Ocho años después de la crisis no hay modelo, no hay solución, no hay culpables y nadie sabe dónde ir
Me dan mucha pena los gobernantes actuales. Pobres tiempos aquellos en
los que ser un buen líder era sinónimo de buena gestión económica. Pobres
tiempos aquellos en los que los políticos ganaban en las urnas para que después
el carnicero de finanzas de turno ofreciera el sacrificio de la sociedad en el
altar del FMI o del Banco Mundial, según el principio de la política moderna
que dicta que lo sano es la economía y lo enfermo, los pueblos. Ahora más allá
del ruido y la furia, del insulto y de las cuentas pendientes que cada uno
tenemos con nuestro país, ¿dónde está la gran bolsa de la desesperanza? En todo
el mundo, en el mismo sitio, en la gente castigada porque nadie quiere confesar
que el modelo que nació en Bretton Woods en 1944 ya murió.
Nadie quiere confesar que el Estado de bienestar —conquista sin
precedentes en la historia de la humanidad— estaba hecho para países ricos,
escasamente poblados, y que su principal éxito consiste en que alguien se
retire del trabajo a los 55 años y aún aspire a 30 años de golf y sexualidad
plena. Pero simplemente ha resultado inviable. Además, a medida que se ha
avanzado en conquistar espacios y territorios de libertad individual, el
sentido colectivo de la responsabilidad —por ejemplo, dar hijos a la patria— ha
ido descendiendo. Y así nos encontramos con el hecho de que los Estados tienen
muchas obligaciones y poca gente para cumplirlas.
Como si eso no fuera suficiente, nos metimos en la mayor revolución de
todos los tiempos en cuanto a los criterios de producción al cambiar una
economía de cosas concretas como puentes, carreteras, aeropuertos y trabajo por
una economía de especulación financiera, colonización tecnológica y equilibrio
del terror basado en la cantidad de bombas nucleares fabricadas para despachar
al resto del universo.
Y así fuimos avanzando hasta encontrarnos con una realidad: un Occidente
que no trabaja y un Oriente que acapara gran parte de los puestos laborales. En
medio, el papel ridículo y terrible de los gobernantes. En ese sentido, el
presidente electo de EE UU, Donald Trump, tiene una gran ventaja ya que, como
se dedica al cemento, su concepto de la política y de la economía es muy
realista.
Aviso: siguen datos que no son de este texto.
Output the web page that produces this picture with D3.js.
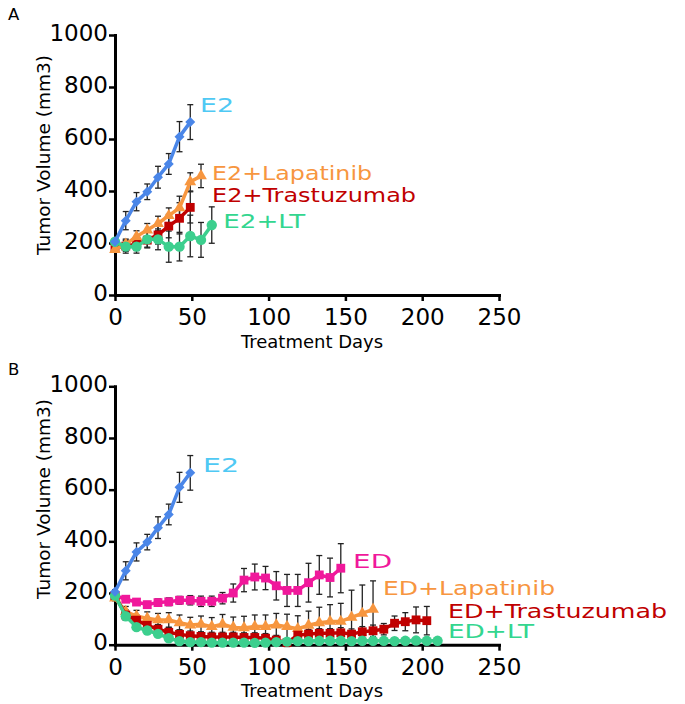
<!DOCTYPE html>
<html>
<head>
<meta charset="utf-8">
<script src="https://cdn.jsdelivr.net/npm/d3@7"></script>
<style>
  body { margin: 0; background: #fff; }
  text { font-family: "DejaVu Sans", sans-serif; }
</style>
</head>
<body>
<svg id="chart" width="685" height="704"></svg>
<script>
// ---- panel A data (days, mean volume, error) ----
var daysE2 = [0, 7, 14, 21, 28, 35, 42, 49];
var volE2 = [205, 286, 359, 397, 453, 504, 609, 665];
var errE2 = [8, 35, 35, 30, 42, 40, 58, 67];

var daysLapA = [0, 7, 14, 21, 28, 35, 42, 49, 56];
var volLapA = [175, 195, 225, 250, 275, 305, 335, 435, 458];
var errLapA = [10, 20, 22, 25, 28, 30, 45, 35, 45];

var daysTrasA = [0, 7, 14, 21, 28, 35, 42, 49];
var volTrasA = [180, 188, 196, 211, 231, 265, 295, 337];
var errTrasA = [10, 20, 25, 30, 35, 45, 60, 60];

var daysLTA = [0, 7, 14, 21, 28, 35, 42, 49, 56, 63];
var volLTA = [205, 186, 186, 214, 214, 186, 186, 227, 212, 269];
var errLTA = [10, 25, 25, 30, 40, 60, 55, 80, 67, 70];

// ---- panel B data ----
var daysED = [0, 7, 14, 21, 28, 35, 42, 49, 56, 63, 70, 77, 84, 91, 98, 105, 112, 119, 126, 133, 140, 147];
var volED = [190, 176, 165, 155, 163, 166, 172, 172, 168, 168, 180, 200, 250, 262, 258, 228, 210, 210, 240, 270, 260, 296];
var errED = [10, 12, 12, 12, 14, 15, 15, 18, 20, 20, 22, 35, 45, 50, 45, 55, 62, 62, 75, 75, 75, 95];

var daysLapB = [0, 7, 14, 21, 28, 35, 42, 49, 56, 63, 70, 77, 84, 91, 98, 105, 112, 119, 126, 133, 140, 147, 154, 161, 168];
var volLapB = [180, 128, 111, 102, 96, 96, 85, 76, 79, 70, 79, 67, 65, 70, 70, 76, 70, 62, 75, 85, 90, 90, 106, 121, 137];
var errLapB = [10, 20, 22, 25, 25, 28, 30, 30, 32, 35, 38, 40, 45, 45, 45, 45, 48, 50, 55, 60, 65, 70, 105, 110, 110];

var daysTrasB = [0, 7, 14, 21, 28, 35, 42, 49, 56, 63, 70, 77, 84, 91, 98, 105, 112, 119, 126, 133, 140, 147, 154, 161, 168, 175, 182, 189, 196, 203];
var volTrasB = [190, 115, 95, 75, 60, 48, 40, 35, 32, 30, 30, 30, 28, 28, 25, 18, 8, 37, 41, 44, 44, 46, 41, 50, 54, 60, 83, 89, 96, 93];
var errTrasB = [10, 20, 20, 20, 18, 18, 18, 18, 18, 18, 18, 18, 18, 18, 18, 18, 15, 18, 18, 18, 18, 20, 20, 20, 22, 22, 28, 35, 50, 55];

var daysLTB = [0, 7, 14, 21, 28, 35, 42, 49, 56, 63, 70, 77, 84, 91, 98, 105, 112, 119, 126, 133, 140, 147, 154, 161, 168, 175, 182, 189, 196, 203, 210];
var volLTB = [190, 110, 68, 55, 42, 25, 14, 10, 10, 8, 8, 8, 8, 7, 8, 10, 12, 14, 14, 15, 15, 15, 14, 15, 15, 15, 14, 15, 16, 15, 15];
var errLTB = [10, 15, 12, 10, 8, 6, 5, 5, 5, 5, 5, 5, 5, 5, 5, 5, 5, 6, 6, 6, 6, 6, 6, 6, 6, 6, 6, 6, 6, 6, 6];

var xTicks = [0, 50, 100, 150, 200, 250];
var yTicks = [0, 200, 400, 600, 800, 1000];

var blue = "#4a86e8", orange = "#f7963f", red = "#c00000", green = "#3ccf8e", magenta = "#f0189b";

var svg = d3.select("#chart");

var x = d3.scaleLinear().domain([0, 250]).range([115, 499]);
var yA = d3.scaleLinear().domain([0, 1000]).range([295, 35]);
var yB = d3.scaleLinear().domain([0, 1000]).range([644.7, 386.3]);

function makeSeries(days, vol, err, color, shape) {
  return { pts: days.map((d, i) => ({ d: d, v: vol[i], e: err[i] })), color: color, shape: shape };
}

function drawAxes(y, panelLetter, letterY, titleY, volTitleY) {
  var g = svg.append("g");

  var xAxis = g.append("g")
    .attr("transform", `translate(0, ${y(0)})`)
    .call(d3.axisBottom(x).tickValues(xTicks).tickFormat(d3.format("d"))
      .tickSizeInner(6).tickSizeOuter(0).tickPadding(8));
  var yAxis = g.append("g")
    .attr("transform", `translate(${x(0)}, 0)`)
    .call(d3.axisLeft(y).tickValues(yTicks).tickFormat(d3.format("d"))
      .tickSizeInner(6).tickSizeOuter(0).tickPadding(1));

  [xAxis, yAxis].forEach(function(a) {
    a.select(".domain").attr("stroke", "#000").attr("stroke-width", 3).attr("stroke-linecap", "square");
    a.selectAll(".tick line").attr("stroke", "#000").attr("stroke-width", 2.5);
    a.selectAll(".tick text").attr("fill", "#000")
      .style("font-family", '"DejaVu Sans", sans-serif').style("font-size", "23px");
  });
  yAxis.selectAll(".tick text").attr("dy", "0.22em");

  g.append("text")
    .attr("x", 312).attr("y", titleY)
    .attr("text-anchor", "middle")
    .style("font-size", "18px")
    .text("Treatment Days");

  g.append("text")
    .attr("transform", `translate(50, ${volTitleY}) rotate(-90)`)
    .attr("text-anchor", "middle")
    .style("font-size", "18.5px")
    .text("Tumor Volume (mm3)");

  g.append("text")
    .attr("x", 8).attr("y", letterY)
    .style("font-size", "16.5px")
    .text(panelLetter);
}

function drawSeries(y, list) {
  var g = svg.append("g");
  // error bars
  list.forEach(function(s) {
    var eb = g.selectAll(null).data(s.pts).enter().append("g")
      .attr("stroke", "#222").attr("stroke-width", 1.3);
    eb.append("line")
      .attr("x1", p => x(p.d)).attr("x2", p => x(p.d))
      .attr("y1", p => y(p.v + p.e)).attr("y2", p => y(p.v - p.e));
    eb.append("line")
      .attr("x1", p => x(p.d) - 3).attr("x2", p => x(p.d) + 3)
      .attr("y1", p => y(p.v + p.e)).attr("y2", p => y(p.v + p.e));
    eb.append("line")
      .attr("x1", p => x(p.d) - 3).attr("x2", p => x(p.d) + 3)
      .attr("y1", p => y(p.v - p.e)).attr("y2", p => y(p.v - p.e));
  });

  var line = d3.line().x(p => x(p.d)).y(p => y(p.v));
  list.forEach(function(s) {
    g.append("path")
      .datum(s.pts)
      .attr("fill", "none")
      .attr("stroke", s.color)
      .attr("stroke-width", 3.5)
      .attr("stroke-linejoin", "round")
      .attr("d", line);

    var sym = d3.symbol().type(s.shape.type).size(s.shape.size);
    g.selectAll(null).data(s.pts).enter().append("path")
      .attr("d", sym)
      .attr("fill", s.color)
      .attr("transform", p => `translate(${x(p.d)}, ${y(p.v)}) rotate(${s.shape.rot || 0})`);
  });
}

function drawLabels(y, labels) {
  svg.append("g").selectAll("text")
    .data(labels)
    .enter()
    .append("text")
    .attr("x", l => x(l.d))
    .attr("y", l => y(l.v))
    .attr("fill", l => l.color)
    .attr("textLength", l => l.w)
    .attr("lengthAdjust", "spacingAndGlyphs")
    .style("font-size", "19px")
    .text(l => l.text);
}

var diamond = { type: d3.symbolSquare, size: 50, rot: 45 };
var square = { type: d3.symbolSquare, size: 78 };
var triangle = { type: d3.symbolTriangle, size: 60 };
var circle = { type: d3.symbolCircle, size: 85 };

// ---- panel A ----
drawAxes(yA, "A", 20, 348, 155);
drawSeries(yA, [
  makeSeries(daysTrasA, volTrasA, errTrasA, red, square),
  makeSeries(daysLapA, volLapA, errLapA, orange, triangle),
  makeSeries(daysLTA, volLTA, errLTA, green, circle),
  makeSeries(daysE2, volE2, errE2, blue, diamond)
]);
drawLabels(yA, [
  { text: "E2", d: 55.3, v: 705, w: 34, color: "#4fc9f4" },
  { text: "E2+Lapatinib", d: 63.2, v: 442, w: 160, color: orange },
  { text: "E2+Trastuzumab", d: 63.2, v: 359, w: 204, color: red },
  { text: "E2+LT", d: 70.5, v: 258, w: 82, color: "#33d68f" }
]);

// ---- panel B ----
drawAxes(yB, "B", 375, 697, 499);
drawSeries(yB, [
  makeSeries(daysED, volED, errED, magenta, square),
  makeSeries(daysLapB, volLapB, errLapB, orange, triangle),
  makeSeries(daysTrasB, volTrasB, errTrasB, red, square),
  makeSeries(daysLTB, volLTB, errLTB, green, circle),
  makeSeries(daysE2, volE2, errE2, blue, diamond)
]);
drawLabels(yB, [
  { text: "E2", d: 57.3, v: 668, w: 36, color: "#4fc9f4" },
  { text: "ED", d: 155, v: 297, w: 39, color: magenta },
  { text: "ED+Lapatinib", d: 174.5, v: 192, w: 172, color: orange },
  { text: "ED+Trastuzumab", d: 216.8, v: 102, w: 219, color: red },
  { text: "ED+LT", d: 216.8, v: 25, w: 86, color: "#33d68f" }
]);
</script>
</body>
</html>
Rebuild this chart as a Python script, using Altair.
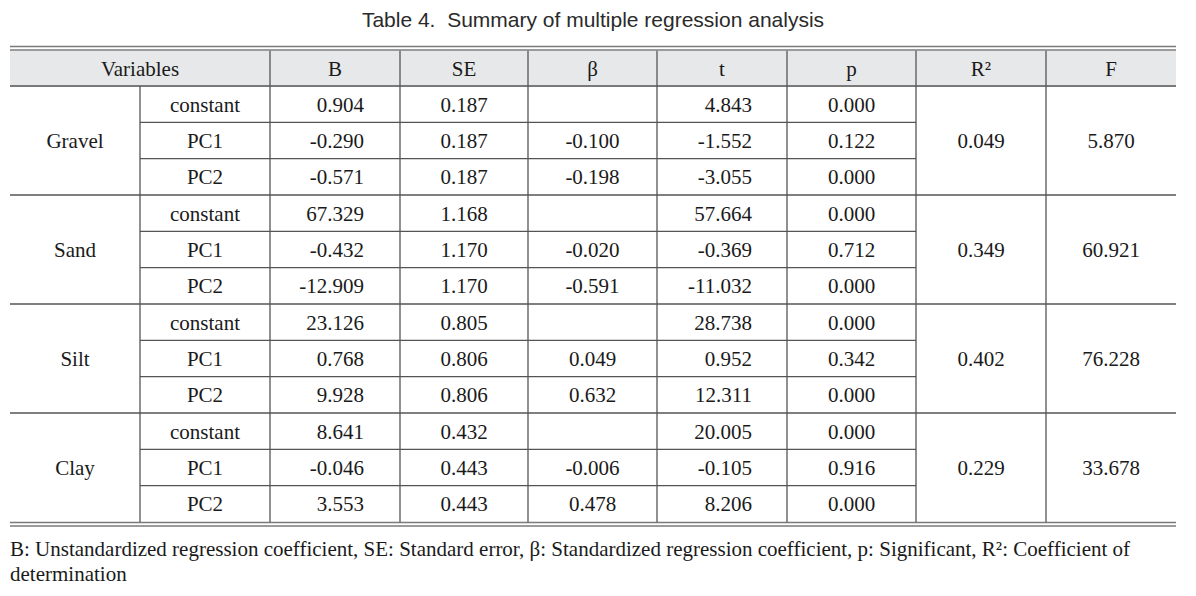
import altair as alt
import pandas as pd

# ---------------- data ----------------
title_text = "Table 4.\u00a0\u00a0Summary of multiple regression analysis"
headers = ["Variables", "B", "SE", "β", "t", "p", "R²", "F"]
groups = ["Gravel", "Sand", "Silt", "Clay"]
terms = ["constant", "PC1", "PC2"]
B = [0.904, -0.290, -0.571, 67.329, -0.432, -12.909, 23.126, 0.768, 9.928, 8.641, -0.046, 3.553]
SE = [0.187, 0.187, 0.187, 1.168, 1.170, 1.170, 0.805, 0.806, 0.806, 0.432, 0.443, 0.443]
beta = [None, -0.100, -0.198, None, -0.020, -0.591, None, 0.049, 0.632, None, -0.006, 0.478]
t_val = [4.843, -1.552, -3.055, 57.664, -0.369, -11.032, 28.738, 0.952, 12.311, 20.005, -0.105, 8.206]
p_val = [0.000, 0.122, 0.000, 0.000, 0.712, 0.000, 0.000, 0.342, 0.000, 0.000, 0.916, 0.000]
R2 = [0.049, 0.349, 0.402, 0.229]
F = [5.870, 60.921, 76.228, 33.678]
footnote = [
    "B: Unstandardized regression coefficient, SE: Standard error, β: Standardized regression coefficient, p: Significant, R²: Coefficient of",
    "determination",
]

# ---------------- layout (page pixel coordinates) ----------------
col_edges = [10, 140, 270, 400, 528, 657, 787, 916, 1046, 1176]
top_rule = [46.5, 50.0]
head_top, head_bot = 50.7, 86.0
data_bot = 522.0
n_rows = 12
row_h = (data_bot - head_bot) / n_rows
bottom_rule = [522.5, 526.0]

def fmt(v):
    return "" if v is None else f"{v:.3f}"

def row_mid(i):
    return head_bot + (i + 0.5) * row_h

def mid(a, b):
    return (a + b) / 2

cells = []  # x, y, text, align
cells.append((mid(col_edges[0], col_edges[2]), mid(head_top, head_bot), headers[0], "center"))
for k, h in enumerate(headers[1:]):
    cells.append((mid(col_edges[k + 2], col_edges[k + 3]), mid(head_top, head_bot), h, "center"))

for g, gname in enumerate(groups):
    gmid = head_bot + (g * 3 + 1.5) * row_h
    cells.append((mid(col_edges[0], col_edges[1]), gmid, gname, "center"))
    cells.append((mid(col_edges[7], col_edges[8]), gmid, fmt(R2[g]), "center"))
    cells.append((mid(col_edges[8], col_edges[9]), gmid, fmt(F[g]), "center"))
    for j, term in enumerate(terms):
        i = g * 3 + j
        y = row_mid(i)
        cells.append((mid(col_edges[1], col_edges[2]), y, term, "center"))
        cells.append((col_edges[3] - 36, y, fmt(B[i]), "right"))
        cells.append((mid(col_edges[3], col_edges[4]), y, fmt(SE[i]), "center"))
        cells.append((mid(col_edges[4], col_edges[5]), y, fmt(beta[i]), "center"))
        cells.append((col_edges[6] - 35, y, fmt(t_val[i]), "right"))
        cells.append((mid(col_edges[6], col_edges[7]), y, fmt(p_val[i]), "center"))

cells_df = pd.DataFrame(cells, columns=["x", "y", "text", "align"])

rules = []
for yy in top_rule:
    rules.append((col_edges[0], col_edges[-1], yy, yy, "#7a7a7a", 1.4))
rules.append((col_edges[0], col_edges[-1], head_bot, head_bot, "#7a7a7a", 2.0))
for i in range(1, n_rows):
    yy = head_bot + i * row_h
    if i % 3 == 0:
        rules.append((col_edges[0], col_edges[-1], yy, yy, "#555555", 1.3))
    else:
        rules.append((col_edges[1], col_edges[7], yy, yy, "#555555", 1.3))
for yy in bottom_rule:
    rules.append((col_edges[0], col_edges[-1], yy, yy, "#7a7a7a", 1.4))
rules.append((col_edges[1], col_edges[1], head_bot, data_bot, "#555555", 1.3))
for xx in col_edges[2:-1]:
    rules.append((xx, xx, head_top, data_bot, "#555555", 1.3))
rules_df = pd.DataFrame(rules, columns=["x", "x2", "y", "y2", "color", "w"])

header_df = pd.DataFrame([{"x": col_edges[0], "x2": col_edges[-1], "y": head_top, "y2": head_bot}])
title_df = pd.DataFrame([{"x": 593, "y": 20, "text": title_text}])
foot_df = pd.DataFrame([{"x": 10, "y": 550, "text": footnote[0]}, {"x": 10, "y": 575, "text": footnote[1]}])

W, H = 1180, 580
xs = alt.Scale(domain=[8, 8 + W], range=[0, W])
ys = alt.Scale(domain=[8, 8 + H], range=[0, H])
X = lambda f="x": alt.X(f"{f}:Q", scale=xs, axis=None)
Y = lambda f="y": alt.Y(f"{f}:Q", scale=ys, axis=None)

header_bg = alt.Chart(header_df).mark_rect(color="#e7e8e9").encode(
    x=X(), x2="x2:Q", y=Y(), y2="y2:Q"
)
lines = alt.Chart(rules_df).mark_rule().encode(
    x=X(), x2="x2:Q", y=Y(), y2="y2:Q",
    color=alt.Color("color:N", scale=None),
    strokeWidth=alt.StrokeWidth("w:Q", scale=None),
)

serif = "Liberation Serif"

def text_layer(align):
    return alt.Chart(cells_df[cells_df["align"] == align]).mark_text(
        font=serif, fontSize=21, color="#1a1a1a", align=align, baseline="middle", dy=1.5
    ).encode(x=X(), y=Y(), text="text:N")

title = alt.Chart(title_df).mark_text(
    font="Liberation Sans", fontSize=21, color="#2a2a2a", align="center", baseline="middle", dy=1
).encode(x=X(), y=Y(), text="text:N")

foot = alt.Chart(foot_df).mark_text(
    font=serif, fontSize=21, color="#1a1a1a", align="left", baseline="middle"
).encode(x=X(), y=Y(), text="text:N")

chart = alt.layer(
    header_bg, lines, text_layer("center"), text_layer("right"), title, foot
).properties(width=W, height=H, padding=0).configure_view(stroke=None)

chart.save("out.html", embed_options={"renderer": "svg", "actions": False})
Por eso, choca tanto.
Sin embargo, es una pena que un triunfador como él —de rey del ladrillo
a conquistador de la Casa Blanca— no haya tenido más curiosidad por hacer un
balance humano. Su Gobierno se va a parecer al régimen absolutista de María
Antonieta, formado por millonarios que no comprenden las necesidades de los de
abajo y que se contentan con reproducir aquella célebre frase, atribuida a la
reina de Francia, que acabó perdiendo la cabeza: "Si tienen hambre, que
coman pasteles". Aunque, al menos, Trump es realista, no como esos líderes
que siguen con planes de austeridad salvajes, mientras el mundo arde y ellos
queman a su sociedad en la pira de alguna ortodoxia económica desaparecida.
La crisis de 2008 se desencadenó porque los políticos llegaron a grados
de codicia, robo y desvergüenza similares a los de Sodoma y Gomorra. Desde
entonces, nadie ha sido capaz de enfrentarse a la realidad de que el modelo
económico al que estábamos acostumbrados ha llegado a su fin. Ahora los gobernantes
—ya sean los mexicanos con su gasolinazo, los españoles que aprietan a los más
débiles con el copago de las medicinas o los que prometen más austeridad para
cumplir con las metas económicas de la Unión Europea— están sirviendo al
pasado, descuidando el presente y poniendo en marcha una gigantesca revolución
social que no será primavera, sino otoño o incendio veraniego que lo quemará
todo.
Ocho años después de la crisis no hay modelo, no hay solución, no hay
culpables y nadie sabe dónde ir. Mientras tanto, acabado el Welfare State, el
mensaje no es solo que el mundo será mucho peor para nuestros hijos, sino la
constatación de que lo que les enseñamos no ha servido de mucho. Desde ese
punto de vista, el aventurerismo político, la locura y la repetición de las
escenas de El gran dictador de Chaplin
tienen más sentido que nunca. La ficción cinematográfica se ha hecho realidad y
los únicos que pierden son los cines de barrio que cobran entradas para mostrar
a sus espectadores que todos sus sacrificios no han servido de nada.